Ten curated Scope NYC picks for Thursday, July 2.
Turquoise's early opening is a sharper small-gallery play, giving the evening a quieter discovery before the bigger Bowery and Orchard Street stops.
Magenta Plains' three-artist opening gives the Lower East Side art route a focused 6 p.m. stop with more bite than a passive gallery listing.
The Hole's Bowery opening has the right mix of accessible title and downtown traffic, an easy art-first start before the night gets louder.
Loser's Lounge brings its downtown-cover-band cleverness uptown, giving the early Lincoln Center slot more loose charm than a standard plaza booking.
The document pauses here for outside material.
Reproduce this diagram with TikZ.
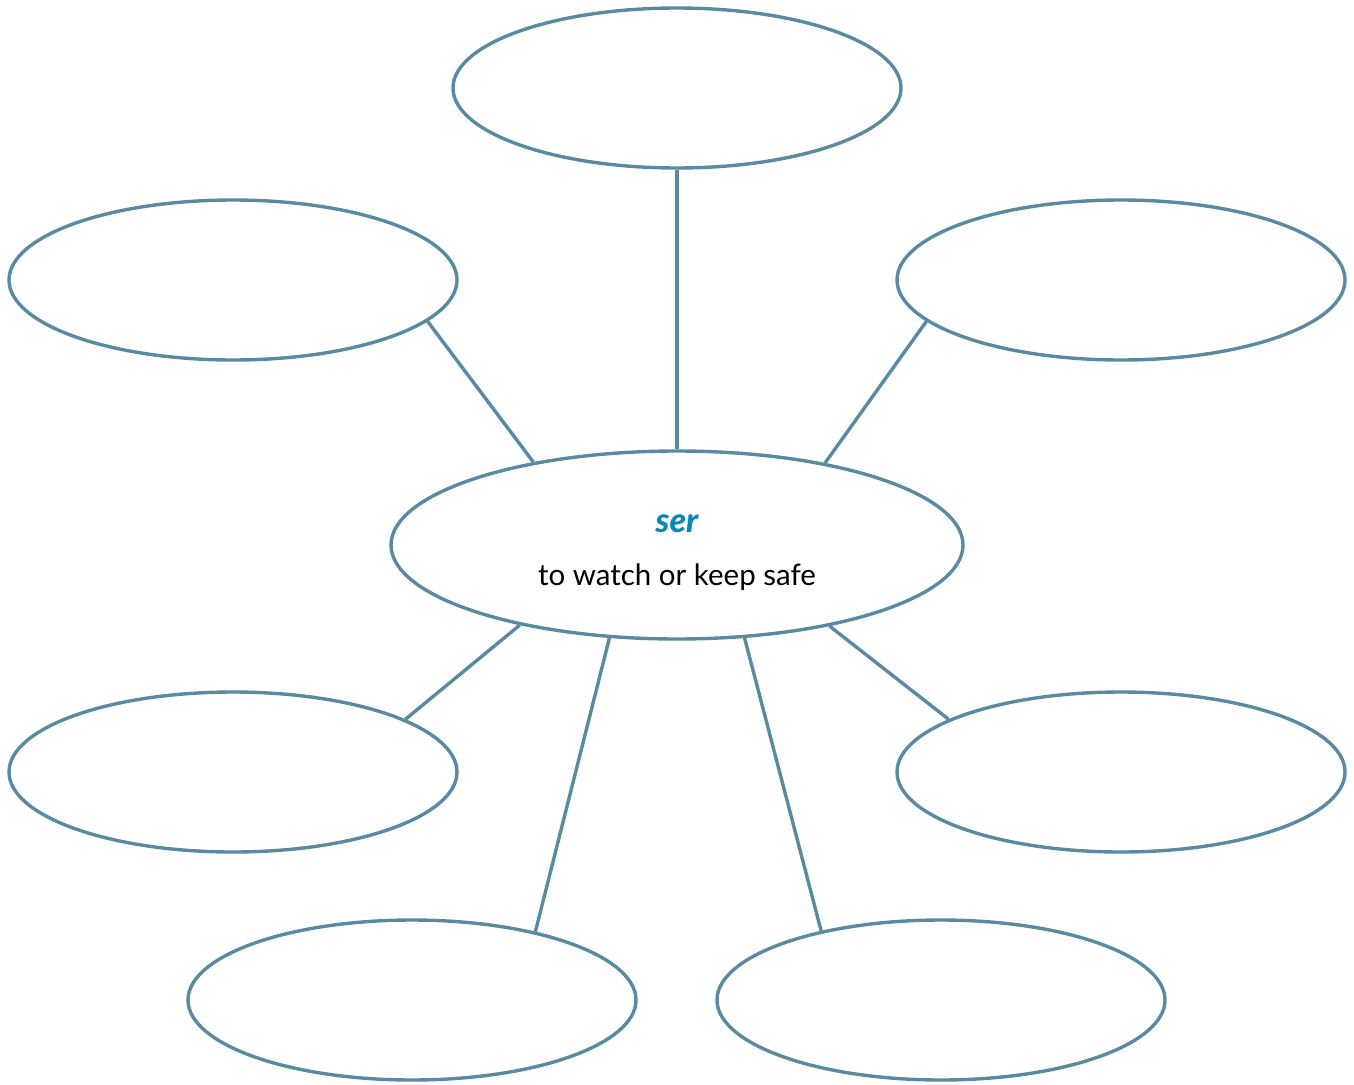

A record-release bill at Union Pool gives the indie-club lane a real occasion, with enough names attached to feel like a local scene night.
Akram Khan Company brings serious contemporary dance weight to Lincoln Center, useful on a night otherwise crowded with club shows and repertory screens.
Dynasty Handbag at The Bell House is a comedy-performance bet with real downtown lineage, broad enough to invite friends but strange enough to matter.
St. Vincent with the Philharmonic is the night's biggest swing, a Lincoln Center pop-classical collision that feels genuinely date-specific.
The Sultan Room's Haitian vinyl night has a clear point of view and a dance-floor pull, the sort of Brooklyn booking that can turn into a full late evening.
A late Film at Lincoln Center Batman screening earns the film slot through scale and setting, especially for anyone chasing a summer-night repertory crowd.